Electronic Proceedings of the Tenth Annual Conference on Technology in Collegiate Mathematics



POSTER: 10-P8

"TangentField": A tool for "webbing" the learning of differential equations

Margaret James, Phillip Kent and Phil Ramsden
Mathematics Department
Imperial College
University of London
Phone: +44(0) 171 594 8503
E-mail: p.kent@ic.ac.uk

ABSTRACT

Direction fields, or "tangent fields" as we have called them, are a familiar visual representation for ordinary differential equations, linking a first order ODE with its solutions by distributing little "tangent stubs" across the x-y plane, whose slopes are specified by the ODE. Typically this representation is encountered in learning about ODE's after a thorough treatment of algebraic solution methods, especially for studying ODE's that cannot, or cannot easily, be solved in closed form. We wished to try a very different role for this representation, as a starting point for undergraduate students to learn about the concept of "differential equation".

We designed a tool called "TangentField" in Mathematica, and a set of activities for its use. In using TangentField, anyone familiar with the concept of differential equation recognises the families of solutions which appear visually. However, learners do not need the concept of solutions to see curves - we hoped that the learners in constructing a meaning for these families of curves would through this construct the concepts of "solutions" and "differential equation". And also that they would re-construct their understanding of "derivative", which research suggests is often strongly bound up with its meaning in differentiation as derivative-at-a-point.

Noss & Hoyles ("Windows on Mathematical Meanings", Kluwer Academic, 1996) have extensively researched the idea of constructing computational tools in which the expert perceives an embedded structure but which are also intended to be in agreement with a learner's initial conceptions, and responsive to the learner's developing conceptions. They coined the term "webbing" for such a structured, yet locally responsive, learning environment.

We do not wish to use TangentField as a way of replacing the formal meanings and algebraic language of differential equations: on the contrary, we intend that access to the formal meanings should be facilitated by computational activity.
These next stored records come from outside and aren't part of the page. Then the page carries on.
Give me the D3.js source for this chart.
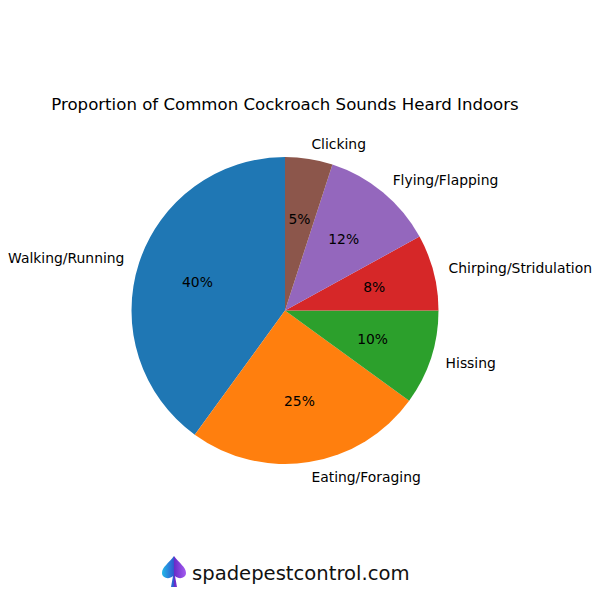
<!DOCTYPE html>
<html><head><meta charset="utf-8">
<script src="https://cdn.jsdelivr.net/npm/d3@7"></script>
<style>body{margin:0;background:#fff}svg{display:block}text{font-family:"DejaVu Sans",sans-serif}</style>
</head><body>
<script>
const categories = ["Walking/Running","Eating/Foraging","Hissing","Chirping/Stridulation","Flying/Flapping","Clicking"];
const values = [40,25,10,8,12,5];
const colors = ["#1f77b4","#ff7f0e","#2ca02c","#d62728","#9467bd","#8c564b"];
const title = "Proportion of Common Cockroach Sounds Heard Indoors";
const watermark = "spadepestcontrol.com";

const W=600,H=600,cx=285,cy=310.5,r=153.5;
const svg=d3.select("body").append("svg").attr("width",W).attr("height",H);
const total=d3.sum(values);
// matplotlib: start at 90deg, counterclockwise
const pie=d3.pie().sort(null).value(d=>d).startAngle(0).endAngle(-2*Math.PI);
const arcs=pie(values);
const arc=d3.arc().innerRadius(0).outerRadius(r);
const g=svg.append("g").attr("transform",`translate(${cx},${cy})`);
g.selectAll("path").data(arcs).enter().append("path").attr("d",arc).attr("fill",(d,i)=>colors[i]);
arcs.forEach((a,i)=>{
  const m=(a.startAngle+a.endAngle)/2;
  const x=Math.sin(m), y=-Math.cos(m);
  g.append("text").attr("x",1.1*r*x).attr("y",1.1*r*y).attr("dy","0.35em")
   .attr("text-anchor",x>=0?"start":"end").attr("font-size","13.9px").attr("fill","#000").text(categories[i]);
  g.append("text").attr("x",0.6*r*x).attr("y",0.6*r*y).attr("dy","0.35em")
   .attr("text-anchor","middle").attr("font-size","13.9px").attr("fill","#000").text(d3.format(".0f")(values[i]/total*100)+"%");
});
svg.append("text").attr("x",285).attr("y",104).attr("dy","0.35em").attr("text-anchor","middle").attr("font-size","16.6px").text(title);
// logo
const defs=svg.append("defs");
const gr=defs.append("linearGradient").attr("id","lg").attr("x1","0").attr("x2","1").attr("y1","0").attr("y2","0");
gr.append("stop").attr("offset","0").attr("stop-color","#22b8e8");
gr.append("stop").attr("offset","0.48").attr("stop-color","#2f5cd0");
gr.append("stop").attr("offset","0.52").attr("stop-color","#6a2cc8");
gr.append("stop").attr("offset","1").attr("stop-color","#a45cf0");
const lg=svg.append("g").attr("transform","translate(174,556)");
lg.append("path").attr("d","M0,0 C-5,7 -12,11 -12,17 C-12,22 -5,24 -1,20 L-3,31 L3,31 L1,20 C5,24 12,22 12,17 C12,11 5,7 0,0 Z").attr("fill","url(#lg)");
svg.append("text").attr("x",192).attr("y",573).attr("dy","0.35em").attr("font-size","19.6px").attr("fill","#111").text(watermark);
</script>
</body></html>
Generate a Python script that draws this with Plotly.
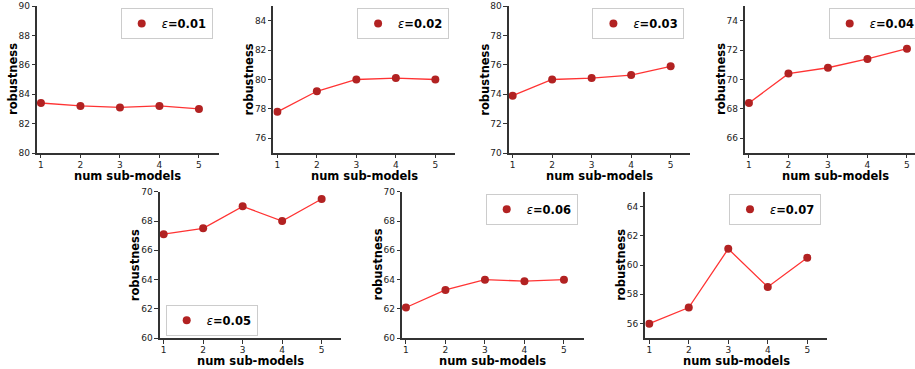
import plotly.graph_objects as go

W, H = 915, 369

num_models = [1, 2, 3, 4, 5]
eps_labels = ["0.01", "0.02", "0.03", "0.04", "0.05", "0.06", "0.07"]
rob_001 = [83.4, 83.2, 83.1, 83.2, 83.0]
rob_002 = [77.8, 79.2, 80.0, 80.1, 80.0]
rob_003 = [73.9, 75.0, 75.1, 75.3, 75.9]
rob_004 = [68.4, 70.4, 70.8, 71.4, 72.1]
rob_005 = [67.1, 67.5, 69.0, 68.0, 69.5]
rob_006 = [62.1, 63.3, 64.0, 63.9, 64.0]
rob_007 = [56.0, 57.1, 61.1, 58.5, 60.5]
series = [rob_001, rob_002, rob_003, rob_004, rob_005, rob_006, rob_007]
y_ranges = [[80, 90], [75, 85], [70, 80], [65, 75], [60, 70], [60, 70], [55, 65]]
x_title = "num sub-models"
y_title = "robustness"

# layout (pixel positions)
px_per_unit = 39.5
x_left = [37.0, 273.4, 508.7, 745.0, 159.7, 402.0, 645.3]
row_of = [0, 0, 0, 0, 1, 1, 1]
row_y = [(6.0, 153.0), (191.7, 338.3)]
xr = [0.9, 5.5]
plot_w = (xr[1] - xr[0]) * px_per_unit

FONT = "DejaVu Sans"
AX = "#333333"

fig = go.Figure()
layout = dict(
    width=W, height=H,
    margin=dict(l=0, r=0, t=0, b=0, autoexpand=False),
    paper_bgcolor="white", plot_bgcolor="white",
    font=dict(family=FONT, color="#222222"),
)
annotations = []

for i, ys in enumerate(series):
    n = "" if i == 0 else str(i + 1)
    x0 = x_left[i]
    x1_full = x0 + plot_w
    x1 = x1_full
    rng = list(xr)
    if x1 > W:
        rng = [xr[0], xr[0] + (W - x0) / px_per_unit]
        x1 = W
    top, bot = row_y[row_of[i]]
    leg = "legend" + n
    fig.add_trace(go.Scatter(
        x=num_models, y=ys, mode="lines",
        line=dict(color="rgba(255,0,0,0.8)", width=1.3),
        showlegend=False, hoverinfo="skip",
        xaxis="x" + n, yaxis="y" + n,
    ))
    fig.add_trace(go.Scatter(
        x=num_models, y=ys, mode="markers",
        marker=dict(color="#b22222", size=8),
        name="<i>ε</i><b>=" + eps_labels[i] + "</b>",
        legend=leg, showlegend=True,
        xaxis="x" + n, yaxis="y" + n,
    ))
    common = dict(
        showline=True, linecolor=AX, linewidth=1.5, mirror=False,
        showgrid=False, zeroline=False,
        ticks="outside", ticklen=3.5, tickwidth=1, tickcolor=AX,
        tickfont=dict(family=FONT, size=9, color="#222222"),
    )
    layout["xaxis" + n] = dict(
        common, domain=[x0 / W, x1 / W], range=rng,
        anchor="y" + n, tickmode="array", tickvals=num_models,
        ticklabelstandoff=-1,
    )
    layout["yaxis" + n] = dict(
        common, domain=[1 - bot / H, 1 - top / H], range=y_ranges[i],
        anchor="x" + n, tick0=0, dtick=2,
    )
    title_font = dict(family=FONT, size=11.5, weight="bold", color="black")
    annotations.append(dict(
        text=x_title, xref="paper", yref="paper",
        x=(x0 + x1_full) / 2 / W, y=1 - (bot + 23.0) / H,
        xanchor="center", yanchor="middle", showarrow=False, font=title_font,
        borderpad=0,
    ))
    annotations.append(dict(
        text=y_title, xref="paper", yref="paper", textangle=-90,
        x=(x0 - 24.5) / W, y=1 - (top + bot) / 2 / H,
        xanchor="center", yanchor="middle", showarrow=False, font=title_font,
        borderpad=0,
    ))
    legend_box = dict(
        bgcolor="white", bordercolor="#cccccc", borderwidth=1,
        font=dict(family=FONT, size=11.5, color="black"),
        xref="paper", yref="paper", itemwidth=30,
    )
    if i == 4:
        legend_box.update(x=(x0 + 6) / W, xanchor="left",
                          y=1 - (bot - 2.5) / H, yanchor="bottom")
    else:
        legend_box.update(x=(x1_full - 6) / W, xanchor="right",
                          y=1 - (top + 2) / H, yanchor="top")
    layout[leg] = legend_box

layout["annotations"] = annotations
fig.update_layout(**layout)
fig.write_html("out.html")
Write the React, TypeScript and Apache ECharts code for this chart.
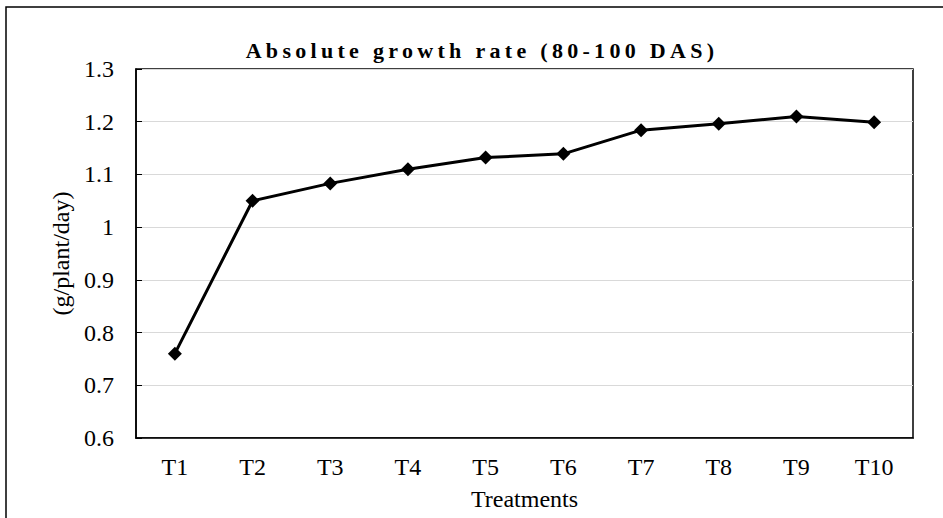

For that to happen, the learners must come to recognise explicitly the general structure that they are relying on implicitly as they work with TangentField. But in the meantime, they can rely on it, and build a rich conceptual image before formal definitions are needed. They must also forge links between the representations of equations and families of solutions as expressed in tangent fields, and those that they meet in the algebraic language of ODE's.

We describe the theoretical basis for our design work, and present an analysis of some student work on the TangentField activities, and say how we see this analysis feeding into the next cycle of design.